Amava l’allora piccolo borgo marino al punto che con un lascito testamentario dispose che una proprietà terriera alla quale era molto affezionato – sia per averla ricevuta da suo padre, al cui ricordo era molto legato, sia per avervi profuso energie e capitali per renderla bella e produttiva – andasse all’Opera Nazionale Maternità ed Infanzia, con l’obbligo di venderla per costruire un ospedale pediatrico a Marina di Ginosa. Ma l’ONMI fu in quegli anni sciolto perché dichiarato Ente “inutile” e le sue competenze passarono alla Provincia, la cui trasandata burocrazia ha fatto sì che l’accettazione dell’eredità trovasse compimento solo negli anni novanta del secolo appena trascorso, dopo più di tre decenni dall’apertura del testamento, e solo per l’insistente spinta di amici e parenti, succedutisi negli anni come consiglieri provinciali. E – duole doverlo rilevare – a tutt’oggi ancora nulla è stato fatto.
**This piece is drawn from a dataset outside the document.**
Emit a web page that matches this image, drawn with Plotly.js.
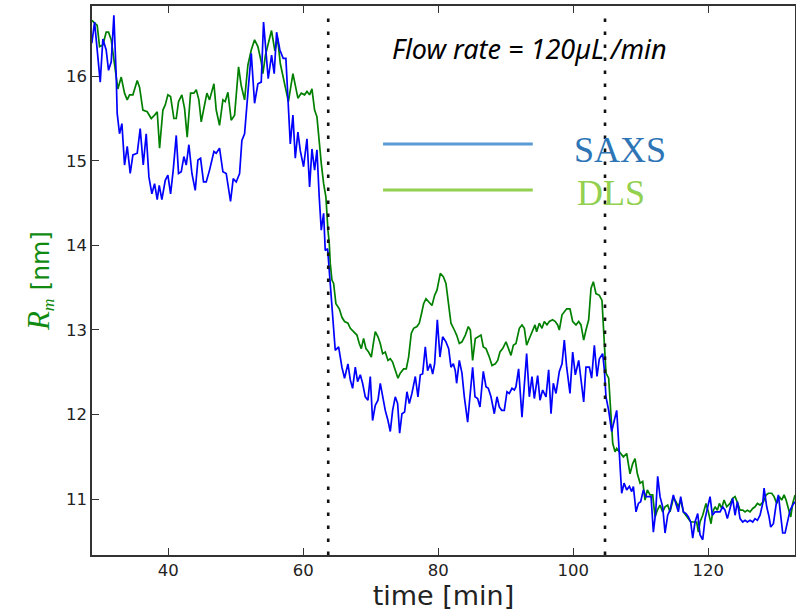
<!DOCTYPE html>
<html>
<head>
<meta charset="utf-8">
<script src="https://cdn.plot.ly/plotly-3.0.1.min.js"></script>
<style>html,body{margin:0;padding:0;background:#fff;}#chart{width:796px;height:611px;}</style>
</head>
<body>
<div id="chart"></div>
<script>
// SAXS (blue) series: time [min], radius [nm]
const saxsTime = [28.69,29.09,29.93,30.32,30.81,31.16,31.56,31.95,32.30,32.44,32.79,33.14,33.53,33.93,34.37,34.77,35.41,35.85,36.30,36.74,37.14,37.58,37.98,38.37,38.67,39.06,39.56,39.95,40.35,40.74,41.19,41.53,41.93,42.32,42.67,43.06,43.51,44.00,44.40,44.79,45.23,45.63,46.12,46.77,47.11,47.60,48.10,48.59,49.23,49.63,50.07,50.57,50.91,51.31,51.80,52.30,52.79,53.28,53.78,54.12,54.81,55.31,55.70,56.05,56.54,57.04,57.43,57.73,58.08,58.47,58.82,59.21,59.56,60.05,60.55,60.94,61.29,61.68,62.03,62.37,62.67,63.02,63.26,63.61,64.00,64.25,64.74,65.24,65.73,66.12,66.62,66.97,67.31,67.71,68.05,68.45,68.79,69.19,69.58,69.93,70.27,70.67,71.07,71.41,71.76,72.15,72.55,72.89,73.24,73.63,73.98,74.28,74.62,75.01,75.36,75.71,76.10,76.60,76.99,77.34,77.68,78.08,78.42,78.82,79.17,79.46,79.86,80.25,80.65,81.14,81.54,81.88,82.23,82.52,82.72,83.12,83.51,83.86,84.35,84.75,85.09,85.44,85.83,86.18,86.67,87.07,87.41,87.81,88.30,88.70,89.04,89.39,89.78,90.18,90.52,90.92,91.27,91.51,91.90,92.40,92.75,93.09,93.49,93.88,94.23,94.72,95.07,95.46,95.96,96.35,96.70,97.04,97.44,97.93,98.33,98.67,99.02,99.51,99.91,100.30,100.80,101.14,101.54,101.88,102.38,102.72,103.12,103.51,103.86,104.35,104.60,104.84,105.24,105.68,106.03,106.43,106.82,107.17,107.52,107.91,108.31,108.65,108.90,109.29,109.64,109.98,110.38,110.73,111.12,111.52,111.86,112.21,112.50,112.85,113.24,113.59,113.98,114.33,114.82,115.22,115.56,115.91,116.31,116.70,117.05,117.39,117.69,118.03,118.43,118.77,119.17,119.52,119.86,120.26,120.60,121.00,121.34,121.74,122.13,122.48,122.82,123.22,123.61,123.96,124.31,124.70,125.10,125.44,125.79,126.18,126.58,126.92,127.27,127.66,128.06,128.26,128.65,129.00,129.24,129.64,130.03,130.38,130.73,131.02,131.37,131.71,132.11,132.50,132.85];
const saxsR = [16.39,16.64,15.93,16.44,16.31,16.07,16.17,16.72,15.99,15.56,15.32,15.44,14.95,15.17,14.85,15.07,15.09,15.38,14.95,15.32,14.81,14.61,14.73,14.54,14.71,14.54,14.77,14.83,14.61,14.89,15.30,14.85,14.87,15.05,14.95,15.19,14.85,14.65,15.01,15.03,14.75,14.75,14.89,15.11,15.09,15.15,14.87,14.85,14.52,14.79,14.75,14.85,15.24,15.32,15.80,16.27,15.68,15.91,15.93,16.64,15.97,16.25,16.03,16.52,16.31,16.21,16.21,15.72,15.20,15.54,15.03,15.34,15.12,14.93,15.26,14.69,15.14,14.89,15.13,14.57,14.18,14.38,13.94,13.96,13.55,13.19,12.76,12.80,12.56,12.43,12.60,12.41,12.31,12.56,12.39,12.47,12.37,12.21,12.17,12.45,11.93,12.11,12.17,12.37,12.21,12.05,11.93,11.80,12.05,12.21,12.13,11.78,12.01,12.03,12.27,12.13,12.25,12.45,12.21,12.47,12.48,12.80,12.52,12.60,12.48,12.60,13.12,12.68,12.92,12.86,12.78,12.56,12.60,12.52,12.37,12.64,12.49,12.21,11.91,12.25,12.56,12.21,12.19,12.09,12.51,12.33,12.31,12.21,12.01,12.21,12.09,12.05,12.05,12.27,12.25,12.31,12.29,12.33,12.54,11.97,12.33,12.72,12.21,12.45,12.19,12.46,12.17,12.29,12.21,12.53,12.01,12.37,12.25,12.51,12.60,12.88,12.56,12.25,12.74,12.47,12.64,12.41,12.15,12.56,12.56,12.43,12.82,12.45,12.66,12.72,12.53,12.21,12.05,11.80,11.91,12.05,11.54,11.07,11.19,11.11,11.15,11.09,11.15,10.85,10.95,10.97,11.11,11.03,11.03,11.03,10.61,10.85,11.27,11.03,10.91,10.60,10.81,10.87,11.05,10.95,10.85,11.03,10.85,10.83,10.79,10.73,10.54,10.73,10.83,10.58,10.52,10.77,10.91,11.03,10.81,10.85,10.85,10.85,10.91,10.87,10.77,10.91,11.01,10.81,10.97,10.77,10.73,10.75,10.73,10.75,10.73,10.77,10.75,10.81,10.95,11.13,10.91,10.79,10.67,10.71,10.93,11.05,10.79,10.60,10.60,10.71,10.87,10.93,10.97];

// DLS (green) series: time [min], radius [nm]
const dlsTime = [28.69,29.48,29.83,30.32,30.81,31.16,31.56,32.05,32.54,33.04,33.53,33.93,34.27,34.77,35.41,35.75,36.25,36.89,37.48,37.98,38.37,38.72,39.21,39.56,39.95,40.35,40.84,41.19,41.53,42.02,42.42,42.81,43.31,43.80,44.15,44.54,44.89,45.38,45.73,46.12,46.77,47.11,47.60,48.10,48.44,48.84,49.33,49.83,50.42,50.81,51.31,51.80,52.30,52.79,53.28,53.78,54.02,54.40,54.90,55.30,55.80,56.20,56.60,56.90,57.30,57.80,58.47,58.82,59.21,59.71,60.20,60.55,60.94,61.29,61.68,62.03,62.37,62.67,63.02,63.36,63.66,63.86,64.00,64.25,64.50,64.84,65.34,65.73,66.12,66.62,66.97,67.46,67.95,68.30,68.60,68.94,69.29,69.68,70.08,70.42,70.67,71.07,71.41,71.76,72.15,72.55,72.89,73.24,73.63,74.03,74.37,74.87,75.26,75.61,76.00,76.35,76.84,77.19,77.48,77.83,78.18,78.57,79.07,79.46,79.81,80.30,80.75,81.14,81.54,81.88,82.38,82.72,83.12,83.51,84.01,84.45,84.75,85.09,85.49,85.83,86.33,86.67,87.07,87.56,87.96,88.45,88.80,89.14,89.54,90.03,90.52,90.77,91.12,91.51,92.01,92.40,92.75,93.09,93.49,93.98,94.33,94.57,94.97,95.36,95.71,96.10,96.45,96.94,97.34,97.68,97.93,98.33,98.67,99.02,99.51,99.91,100.40,100.80,101.14,101.54,101.88,102.28,102.62,102.97,103.36,103.86,104.25,104.50,104.65,104.84,105.24,105.54,105.84,106.18,106.43,106.82,107.42,107.91,108.40,108.80,109.15,109.49,109.89,110.28,110.63,110.97,111.37,111.76,112.11,112.45,112.85,113.24,113.59,113.98,114.33,114.82,115.22,115.56,115.91,116.31,116.70,117.05,117.39,117.89,118.28,118.53,118.77,119.17,119.66,120.01,120.40,120.65,121.00,121.34,121.64,121.98,122.33,122.73,123.22,123.61,123.96,124.36,124.70,125.10,125.44,125.79,126.18,126.58,126.92,127.27,127.66,128.16,128.55,128.90,129.39,129.74,130.13,130.53,130.87,131.22,131.52,131.86,132.21,132.50,132.85];
const dlsR = [16.66,16.60,16.35,16.37,16.52,16.52,16.43,16.11,15.85,15.99,15.80,15.72,15.78,15.78,15.95,15.87,15.60,15.58,15.50,15.54,15.58,15.15,15.60,15.66,15.78,15.76,15.50,15.50,15.70,15.78,15.62,15.28,15.80,15.80,15.84,15.72,15.46,15.66,15.80,15.72,15.91,15.60,15.42,15.72,15.70,15.81,15.48,15.54,16.11,15.89,15.72,16.13,16.31,16.43,16.35,16.17,16.03,16.25,16.40,16.54,16.30,16.45,16.15,16.03,15.87,15.70,16.03,15.87,15.74,15.80,15.78,15.82,15.78,15.85,15.60,15.52,15.20,14.97,14.73,14.57,14.18,14.02,13.79,13.59,13.55,13.31,13.25,13.15,13.10,13.08,13.02,12.98,12.94,12.84,12.78,12.90,12.78,12.74,12.68,12.86,12.98,12.92,12.84,12.72,12.74,12.64,12.66,12.62,12.52,12.43,12.49,12.54,12.54,12.68,12.96,13.02,13.04,13.08,13.18,13.31,13.37,13.33,13.29,13.41,13.47,13.67,13.63,13.55,13.31,13.08,13.00,12.94,12.84,12.86,12.94,13.04,13.00,12.64,12.90,12.92,12.94,12.80,12.78,12.68,12.58,12.60,12.64,12.74,12.78,12.86,12.74,12.70,12.82,12.84,13.02,13.06,13.02,12.82,12.90,13.00,13.06,12.98,13.08,13.02,13.10,13.06,13.10,13.12,13.10,13.06,13.00,13.18,13.21,13.25,13.25,13.10,13.06,13.10,13.06,12.88,13.00,13.12,13.49,13.57,13.43,13.41,13.35,13.04,12.76,12.49,12.43,12.01,11.66,11.56,11.60,11.56,11.50,11.54,11.30,11.42,11.48,11.30,11.19,11.21,10.99,11.11,11.05,11.05,10.79,10.87,10.93,10.85,10.91,10.93,10.85,11.01,10.97,10.91,10.99,10.85,10.81,10.77,10.73,10.73,10.73,10.61,10.73,10.81,10.95,10.85,10.71,10.85,10.91,10.87,10.95,10.89,10.99,10.91,10.95,11.01,11.03,10.95,10.87,10.87,10.85,10.87,10.85,10.89,10.91,10.95,10.93,10.97,11.05,11.07,11.07,11.03,10.95,11.03,10.99,11.05,10.99,10.89,10.79,10.95,11.05];

// Vertical markers (flow changes), min
const markerTimes = [63.7, 104.7];
const xTicks = [40, 60, 80, 100, 120];
const yTicks = [11, 12, 13, 14, 15, 16];
const legendNames = ['SAXS', 'DLS'];
const noteText = 'Flow rate = 120µL /min';

const shapes = markerTimes.map(t => ({
  type: 'line', xref: 'x', yref: 'paper', x0: t, x1: t, y0: 0, y1: 0.985,
  line: {color: '#111', width: 2.6, dash: '3.5px,9.5px'}
}));
// hand-drawn legend lines
shapes.push({type:'line', xref:'paper', yref:'paper', x0:0.414, x1:0.627, y0:0.7486, y1:0.7486, line:{color:'#5b9bd5', width:3}});
shapes.push({type:'line', xref:'paper', yref:'paper', x0:0.414, x1:0.627, y0:0.6648, y1:0.6648, line:{color:'#92d050', width:3}});

const traces = [
  {x: dlsTime, y: dlsR, type: 'scatter', mode: 'lines', name: legendNames[1], line: {color: '#008000', width: 1.7}},
  {x: saxsTime, y: saxsR, type: 'scatter', mode: 'lines', name: legendNames[0], line: {color: '#0000ff', width: 1.7}}
];

const layout = {
  width: 796, height: 611,
  margin: {l: 92, r: 1, t: 6, b: 56},
  paper_bgcolor: '#fff', plot_bgcolor: '#fff',
  showlegend: false,
  font: {family: 'DejaVu Sans, sans-serif', size: 16, color: '#222'},
  xaxis: {
    range: [28.71, 132.84], tickvals: xTicks, ticks: 'inside', ticklen: 7, tickwidth: 1, tickcolor: '#333',
    showline: true, linecolor: '#333', linewidth: 1.6, mirror: 'ticks', showgrid: false, zeroline: false,
    tickfont: {size: 16.5, color: '#222'},
    title: {text: 'time [min]', font: {size: 27, color: '#222'}, standoff: 6}
  },
  yaxis: {
    range: [10.34, 16.83], tickvals: yTicks, ticks: 'inside', ticklen: 7, tickwidth: 1, tickcolor: '#333',
    showline: true, linecolor: '#333', linewidth: 1.6, mirror: true, showgrid: false, zeroline: false,
    tickfont: {size: 16.5, color: '#222'},
    title: {text: '<span style="font-family:Liberation Serif;font-style:italic;font-size:31px">R</span><sub><span style="font-family:Liberation Serif;font-style:italic">m</span></sub> [nm]', font: {size: 25, color: '#108a10'}, standoff: 9}
  },
  yaxis2: {
    overlaying: 'y', side: 'right', range: [0.432, 8.792], tick0: 0, dtick: 1,
    ticks: 'inside', ticklen: 7, tickwidth: 1, tickcolor: '#333', showticklabels: false,
    showgrid: false, zeroline: false, showline: false
  },
  shapes: shapes,
  annotations: [
    {xref: 'paper', yref: 'paper', x: 0.4239, y: 0.9217, xanchor: 'left', yanchor: 'middle', showarrow: false,
     text: '<i>' + noteText + '</i>', font: {family: 'Noto Sans, Open Sans, sans-serif', size: 27, color: '#000'}},
    {xref: 'paper', yref: 'paper', x: 0.6828, y: 0.7377, xanchor: 'left', yanchor: 'middle', showarrow: false,
     text: legendNames[0], font: {family: 'Liberation Serif, serif', size: 36, color: '#2e75b6'}},
    {xref: 'paper', yref: 'paper', x: 0.6871, y: 0.6594, xanchor: 'left', yanchor: 'middle', showarrow: false,
     text: legendNames[1], font: {family: 'Liberation Serif, serif', size: 36, color: '#92d050'}}
  ]
};

Plotly.newPlot('chart', traces, layout, {displayModeBar: false, staticPlot: true});
</script>
</body>
</html>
Non era credente,. ma era volterrianamente rispettoso delle idee altrui, tanto che quel suo ateismo non gli impediva di avere amici della levatura di Padre Damiano Tuseo o di S E Mons Marcello Mimmi, allora Arcivescovo di Bari con il quale mantenne rapporti epistolari anche quando, nominato Arcivescovo di Napoli, fu elevato all’Eminenza Cardinalizia. Né quella sua convinzione gli impediva di fare generose elargizioni come il portale della parrocchia di san Martino a Ginosa, costruito a sue spese con legno congolese, o una delle campane (credo ora rimossa) della parrocchia Maria Immacolata di Marina di Ginosa.
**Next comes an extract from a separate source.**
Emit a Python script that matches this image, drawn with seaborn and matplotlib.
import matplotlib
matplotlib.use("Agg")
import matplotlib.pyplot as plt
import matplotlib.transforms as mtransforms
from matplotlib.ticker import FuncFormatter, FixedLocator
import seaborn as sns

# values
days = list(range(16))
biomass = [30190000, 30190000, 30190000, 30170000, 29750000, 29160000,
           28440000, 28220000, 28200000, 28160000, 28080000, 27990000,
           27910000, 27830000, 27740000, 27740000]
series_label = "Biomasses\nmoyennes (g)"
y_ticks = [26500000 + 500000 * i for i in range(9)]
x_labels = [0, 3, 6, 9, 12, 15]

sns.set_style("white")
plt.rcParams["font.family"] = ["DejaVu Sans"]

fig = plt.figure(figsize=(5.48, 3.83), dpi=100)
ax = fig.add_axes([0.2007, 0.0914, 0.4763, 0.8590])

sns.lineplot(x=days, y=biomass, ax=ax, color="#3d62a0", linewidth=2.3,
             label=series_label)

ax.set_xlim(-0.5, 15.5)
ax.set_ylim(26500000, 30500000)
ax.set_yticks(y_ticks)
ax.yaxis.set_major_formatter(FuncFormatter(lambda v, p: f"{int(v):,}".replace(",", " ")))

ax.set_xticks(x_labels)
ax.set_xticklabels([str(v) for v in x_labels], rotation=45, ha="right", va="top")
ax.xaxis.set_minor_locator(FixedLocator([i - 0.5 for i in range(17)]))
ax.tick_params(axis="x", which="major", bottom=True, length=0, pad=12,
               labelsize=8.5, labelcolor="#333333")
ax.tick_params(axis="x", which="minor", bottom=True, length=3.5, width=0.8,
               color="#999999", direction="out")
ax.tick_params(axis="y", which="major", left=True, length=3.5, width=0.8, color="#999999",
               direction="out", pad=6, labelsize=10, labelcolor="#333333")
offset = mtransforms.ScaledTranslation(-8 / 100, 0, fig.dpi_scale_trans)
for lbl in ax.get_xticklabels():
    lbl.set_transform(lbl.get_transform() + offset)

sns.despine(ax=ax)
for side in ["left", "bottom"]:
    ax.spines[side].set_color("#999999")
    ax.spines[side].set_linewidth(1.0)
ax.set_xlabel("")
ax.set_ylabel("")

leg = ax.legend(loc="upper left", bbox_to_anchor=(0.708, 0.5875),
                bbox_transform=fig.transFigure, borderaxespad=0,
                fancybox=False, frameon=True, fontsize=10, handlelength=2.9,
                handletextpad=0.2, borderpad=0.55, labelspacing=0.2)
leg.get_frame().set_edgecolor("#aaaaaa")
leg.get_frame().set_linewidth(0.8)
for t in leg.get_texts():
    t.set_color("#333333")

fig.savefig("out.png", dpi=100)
Coerente fino alla fine, volle, ed ebbe, funerali civili.
Avrebbe voluto anche che il suo funerale fosse il più semplice e modesto possibile, ma non riuscii ad ottenerlo perché il corteo che si snodò dalla sua abitazione fino all’uscita dal paese fu più che imponente non solo per la presenza dei “marinesi” che si comportarono come se fosse stato indetto il lutto cittadino, ma anche per numerosi “cuscini” e “corone”, inviati da amici e associazioni e per la presenza di numerose personalità venute dai paesi e città vicini. Mancò, mi fu fatto notare, la partecipazione “ufficiale” della sua “Pro Loco”, che aveva fondato e guidato a lungo come presidente. Non me ne crucciai più di tanto perché pensai che egli avrebbe detto con un sorriso “così va il mondo !”
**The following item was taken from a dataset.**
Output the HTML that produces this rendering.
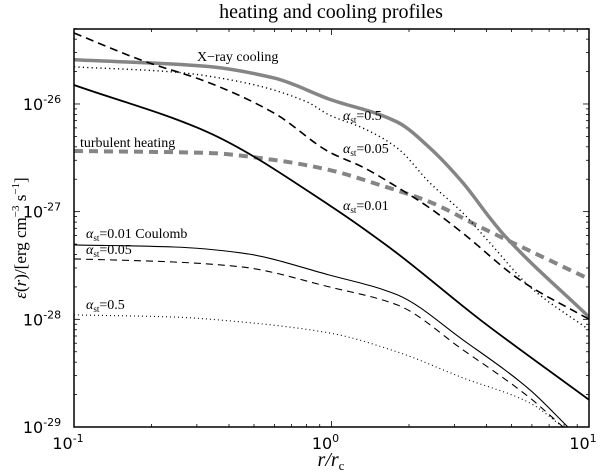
<!DOCTYPE html>
<html><head><meta charset="utf-8"><style>
body{margin:0;background:#fff;}
svg{display:block;}
.serif{font-family:"Liberation Serif",serif;}
.sans{font-family:"DejaVu Sans","Liberation Sans",sans-serif;}
</style></head><body>
<svg id="chart" width="600" height="476" viewBox="0 0 600 476"></svg>
<script>
const xrayR = [0.1,0.32,0.6,0.98,1.8,2.41,3.24,4.13,4.64,10];
const xrayE = [2.57e-26,2.25e-26,1.74e-26,1.11e-26,6.8e-27,3.9e-27,1.85e-27,8.7e-28,6.2e-28,1.05e-28];
const turbR = [0.1,0.329,0.6,0.98,1.54,2.41,3.78,10];
const turbE = [3.66e-27,3.51e-27,3.02e-27,2.44e-27,1.77e-27,1.23e-27,7.2e-28,2.37e-28];
const dot05R = [0.1,0.244,0.446,0.8,0.98,1.32,1.8,2.41,3.24,4.13,5.9,10];
const dot05E = [2.21e-26,1.98e-26,1.6e-26,1.05e-26,7.9e-27,6.0e-27,3.9e-27,1.85e-27,9.7e-28,5.1e-28,2.0e-28,8.0e-29];
const dash005R = [0.1,0.182,0.329,0.6,0.98,1.32,1.8,2.41,3.24,5.4,10];
const dash005E = [4.56e-26,2.56e-26,1.6e-26,8.2e-27,3.58e-27,2.6e-27,1.69e-27,1.08e-27,6.3e-28,2.32e-28,1.0e-28];
const sol001R = [0.1,0.329,0.98,1.73,3.78,10];
const sol001E = [1.5e-26,5.5e-27,1.15e-27,4.4e-28,9.9e-29,1.79e-29];
const coulSolR = [0.1,0.244,0.446,0.98,1.8,3.24,5.9,8.28];
const coulSolE = [4.91e-28,4.7e-28,4.14e-28,2.58e-28,1.69e-28,6.44e-29,2.21e-29,1.0e-29];
const coulDashR = [0.1,0.244,0.446,0.98,1.8,3.24,5.9,7.93];
const coulDashE = [3.64e-28,3.41e-28,3.07e-28,2.0e-28,1.36e-28,5.2e-29,1.86e-29,1.0e-29];
const coulDotR = [0.1,0.244,0.446,0.98,1.8,3.24,5.9,7.93];
const coulDotE = [1.1e-28,1.05e-28,9.46e-29,7.48e-29,4.98e-29,2.86e-29,1.67e-29,1.0e-29];
const xTicks = [0.1,1,10];
const xTickLabels = ["-1","0","1"];
const yTicks = [1e-29,1e-28,1e-27,1e-26];
const yTickLabels = ["-29","-28","-27","-26"];

const NS="http://www.w3.org/2000/svg";
const svg=document.getElementById('chart');
const L=74,R=589,T=29,B=427;
const X0=-1,X1=1, YB=-29, YT=-26+(104-29)/107.7;
function sx(r){return L+(Math.log10(r)-X0)/(X1-X0)*(R-L);}
function sy(e){return B-(Math.log10(e)-YB)/(YT-YB)*(B-T);}
function mk(tag,attrs,parent){const el=document.createElementNS(NS,tag);for(const k in attrs)el.setAttribute(k,attrs[k]);(parent||svg).appendChild(el);return el;}

const defs=mk('defs',{});
const cp=mk('clipPath',{id:'clip'},defs);
mk('rect',{x:L,y:T,width:R-L,height:B-T},cp);

const plot=mk('g',{'clip-path':'url(#clip)'});


function monoPath(pts){
  const n=pts.length, dx=[], m=[], t=new Array(n);
  for(let i=0;i<n-1;i++){dx.push(pts[i+1][0]-pts[i][0]);m.push((pts[i+1][1]-pts[i][1])/dx[i]);}
  t[0]=m[0]; t[n-1]=m[n-2];
  for(let i=1;i<n-1;i++){
    if(m[i-1]*m[i]<=0) t[i]=0;
    else {const w1=2*dx[i]+dx[i-1], w2=dx[i]+2*dx[i-1]; t[i]=(w1+w2)/(w1/m[i-1]+w2/m[i]);}
  }
  let d='M'+pts[0][0].toFixed(1)+','+pts[0][1].toFixed(1);
  for(let i=0;i<n-1;i++){
    const h=dx[i]/3;
    d+=' C'+(pts[i][0]+h).toFixed(1)+','+(pts[i][1]+t[i]*h).toFixed(1)+' '+(pts[i+1][0]-h).toFixed(1)+','+(pts[i+1][1]-t[i+1]*h).toFixed(1)+' '+pts[i+1][0].toFixed(1)+','+pts[i+1][1].toFixed(1);
  }
  return d;
}
function line(rs,es,stroke,w,dash,name){
  const pts=rs.map((r,i)=>[sx(r),sy(es[i])]);
  const p=mk('path',{d:monoPath(pts),fill:'none',stroke:stroke,'stroke-width':w,'stroke-dasharray':dash||'none','stroke-linejoin':'round'},plot);
  
  
}
line(xrayR,xrayE,'#858585',3.5,null,'xray-cooling-line');
line(turbR,turbE,'#858585',4,'9,6','turbulent-heating-line');
line(dot05R,dot05E,'#000',1.4,'1.2,3.2','alpha-0.5-turb-line');
line(dash005R,dash005E,'#000',1.6,'8,5','alpha-0.05-turb-line');
line(sol001R,sol001E,'#000',1.8,null,'alpha-0.01-turb-line');
line(coulSolR,coulSolE,'#000',1.1,null,'alpha-0.01-coulomb-line');
line(coulDashR,coulDashE,'#000',1.1,'7,5','alpha-0.05-coulomb-line');
line(coulDotR,coulDotE,'#000',1.1,'1,3','alpha-0.5-coulomb-line');

const frame=mk('rect',{x:L,y:T,width:R-L,height:B-T,fill:'none',stroke:'#000','stroke-width':1.5});



const ticks=mk('g',{stroke:'#000','stroke-width':0.8});


for(let dec=-1;dec<=1;dec++){
  for(let m=1;m<=9;m++){
    const v=m*Math.pow(10,dec); if(v>10.0001) break;
    const x=sx(v), len=(m===1)?6:3;
    mk('line',{x1:x,y1:B,x2:x,y2:B-len},ticks);
    mk('line',{x1:x,y1:T,x2:x,y2:T+len},ticks);
  }
}
for(let dec=-29;dec<=-26;dec++){
  for(let m=1;m<=9;m++){
    const v=m*Math.pow(10,dec); const y=sy(v); if(y<T-0.5) break;
    const len=(m===1)?6:3;
    mk('line',{x1:L,y1:y,x2:L+len,y2:y},ticks);
    mk('line',{x1:R,y1:y,x2:R-len,y2:y},ticks);
  }
}
xTicks.forEach((v,i)=>{
  const t=mk('text',{x:sx(v)-6,y:B+22,'font-size':16,'text-anchor':'middle',class:'sans'});
  
  
  t.innerHTML='10<tspan dy="-7" font-size="11">'+xTickLabels[i]+'</tspan>';
});
yTicks.forEach((v,i)=>{
  const t=mk('text',{x:L-32,y:sy(v)+6,'font-size':16,'text-anchor':'middle',class:'sans'});
  
  
  t.innerHTML='10<tspan dy="-7" font-size="11">'+yTickLabels[i]+'</tspan>';
});
</script>
<svg style="position:absolute;left:0;top:0" width="600" height="476">
<text class="serif" x="331" y="18" font-size="20" text-anchor="middle">heating and cooling profiles</text>
<text class="serif" x="331" y="466" font-size="20" text-anchor="middle" font-style="italic">r/r<tspan dy="4" font-size="13" font-style="normal">c</tspan></text>
<text class="serif" transform="translate(26,238) rotate(-90)" font-size="17" text-anchor="middle"><tspan font-style="italic">ε̇</tspan>(<tspan font-style="italic">r</tspan>)/[erg cm<tspan dy="-7" font-size="11">−3</tspan><tspan dy="7"> s</tspan><tspan dy="-7" font-size="11">−1</tspan><tspan dy="7">]</tspan></text>
<text class="serif" x="197" y="61" font-size="14">X−ray cooling</text>
<text class="serif" x="80" y="147" font-size="14">turbulent heating</text>
<text class="serif" x="343" y="120" font-size="14"><tspan font-style="italic">α</tspan><tspan dy="3" font-size="9">st</tspan><tspan dy="-3">=0.5</tspan></text>
<text class="serif" x="343" y="153" font-size="14"><tspan font-style="italic">α</tspan><tspan dy="3" font-size="9">st</tspan><tspan dy="-3">=0.05</tspan></text>
<text class="serif" x="343" y="210" font-size="14"><tspan font-style="italic">α</tspan><tspan dy="3" font-size="9">st</tspan><tspan dy="-3">=0.01</tspan></text>
<text class="serif" x="86" y="238" font-size="14"><tspan font-style="italic">α</tspan><tspan dy="3" font-size="9">st</tspan><tspan dy="-3">=0.01 Coulomb</tspan></text>
<text class="serif" x="86" y="254" font-size="14"><tspan font-style="italic">α</tspan><tspan dy="3" font-size="9">st</tspan><tspan dy="-3">=0.05</tspan></text>
<text class="serif" x="86" y="309" font-size="14"><tspan font-style="italic">α</tspan><tspan dy="3" font-size="9">st</tspan><tspan dy="-3">=0.5</tspan></text>
</svg>
</body></html>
Altrettanto imponente fu il corteo che si svolse all’arrivo del feretro a Ginosa dove autorità, personalità e una gran folla di cittadini di tutti i ceti lo attendevano in via Martiri d’Ungheria e lo accompagnarono fino all’inizio di via della Pace. Mi fu garbatamente rimproverato di non aver saputo far rispettare le sue ultime volontà visto che invece di un funerale semplice e dimesso ne aveva avuto praticamente due molto imponenti per partecipazione di popolo. A nessuno sarebbe stato possibile impedire quelle due manifestazioni, del tutto spontanee, di rispetto stima e affetto che egli, con la sua vita esemplare ed operosa, si era guadagnati.
Fu sepolto, come aveva voluto, nella nuda terra; su una semplice pietra sono incisi il suo nome e le due date.
Mi commuove il constatare che è ricordato con affetto, ancora dopo più di quarant’anni dalla sua morte, a giudicare dai fiori anonimi che mia moglie ed io troviamo sulla sua tomba quando andiamo al cimitero».